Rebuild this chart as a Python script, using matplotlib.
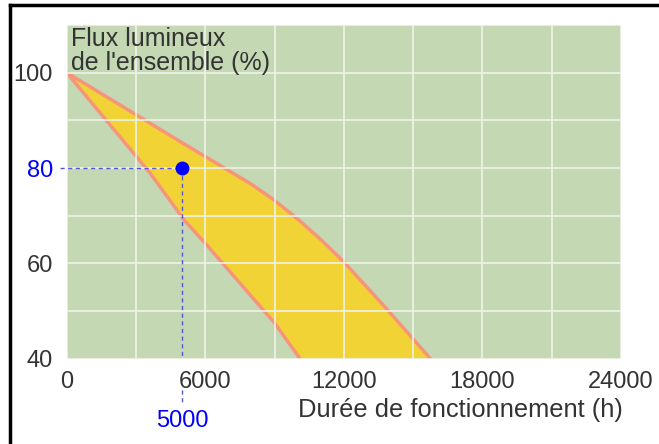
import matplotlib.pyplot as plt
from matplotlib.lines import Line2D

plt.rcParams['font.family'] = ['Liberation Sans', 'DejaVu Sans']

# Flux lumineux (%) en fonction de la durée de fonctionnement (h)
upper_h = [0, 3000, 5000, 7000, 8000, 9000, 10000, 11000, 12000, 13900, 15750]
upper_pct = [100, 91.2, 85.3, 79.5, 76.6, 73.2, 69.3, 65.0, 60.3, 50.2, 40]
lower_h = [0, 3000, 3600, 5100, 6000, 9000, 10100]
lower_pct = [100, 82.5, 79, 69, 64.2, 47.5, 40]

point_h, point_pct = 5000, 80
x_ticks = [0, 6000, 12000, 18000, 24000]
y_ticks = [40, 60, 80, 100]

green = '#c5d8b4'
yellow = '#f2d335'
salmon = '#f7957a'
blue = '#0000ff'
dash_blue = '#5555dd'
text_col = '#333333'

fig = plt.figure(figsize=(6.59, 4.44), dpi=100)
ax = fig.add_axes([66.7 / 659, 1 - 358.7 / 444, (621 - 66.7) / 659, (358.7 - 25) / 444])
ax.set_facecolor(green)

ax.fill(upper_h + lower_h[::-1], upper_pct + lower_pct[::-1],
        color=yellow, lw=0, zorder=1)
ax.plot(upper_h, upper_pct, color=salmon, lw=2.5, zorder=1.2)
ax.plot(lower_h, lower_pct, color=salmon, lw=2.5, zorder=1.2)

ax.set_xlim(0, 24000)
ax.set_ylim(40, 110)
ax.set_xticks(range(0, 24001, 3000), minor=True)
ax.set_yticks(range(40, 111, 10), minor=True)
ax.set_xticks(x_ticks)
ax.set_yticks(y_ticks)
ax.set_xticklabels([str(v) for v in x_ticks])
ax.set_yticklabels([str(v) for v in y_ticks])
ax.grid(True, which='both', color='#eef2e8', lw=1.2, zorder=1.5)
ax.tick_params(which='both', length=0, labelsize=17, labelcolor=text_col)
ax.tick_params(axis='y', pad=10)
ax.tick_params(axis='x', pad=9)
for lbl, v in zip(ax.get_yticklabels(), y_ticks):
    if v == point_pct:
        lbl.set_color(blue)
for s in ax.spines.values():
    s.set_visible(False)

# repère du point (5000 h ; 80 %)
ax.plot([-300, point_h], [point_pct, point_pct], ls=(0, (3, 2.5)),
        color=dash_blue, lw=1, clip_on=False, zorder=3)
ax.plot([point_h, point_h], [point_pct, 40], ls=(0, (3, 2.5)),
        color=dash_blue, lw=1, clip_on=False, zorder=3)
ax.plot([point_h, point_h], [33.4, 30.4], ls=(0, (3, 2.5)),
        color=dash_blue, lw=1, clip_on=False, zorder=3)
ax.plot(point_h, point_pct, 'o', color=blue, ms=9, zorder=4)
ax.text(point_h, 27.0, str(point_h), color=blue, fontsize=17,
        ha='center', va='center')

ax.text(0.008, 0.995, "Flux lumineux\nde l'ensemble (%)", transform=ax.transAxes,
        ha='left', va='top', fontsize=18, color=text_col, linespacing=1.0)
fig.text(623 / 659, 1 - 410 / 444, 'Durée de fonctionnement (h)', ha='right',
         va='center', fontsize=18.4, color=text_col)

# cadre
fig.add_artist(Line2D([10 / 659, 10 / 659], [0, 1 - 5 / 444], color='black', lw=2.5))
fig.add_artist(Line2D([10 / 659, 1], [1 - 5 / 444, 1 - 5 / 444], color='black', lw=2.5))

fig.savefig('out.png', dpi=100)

---

Request — Quote, exactly and only, the lines from the first line of the data above through the line containing "plt.rcParams['font.family'] = ['Liberation". The pictures do not belong in it.

Output below —
Rebuild this chart as a Python script, using matplotlib.
import matplotlib.pyplot as plt
from matplotlib.lines import Line2D

plt.rcParams['font.family'] = ['Liberation Sans', 'DejaVu Sans']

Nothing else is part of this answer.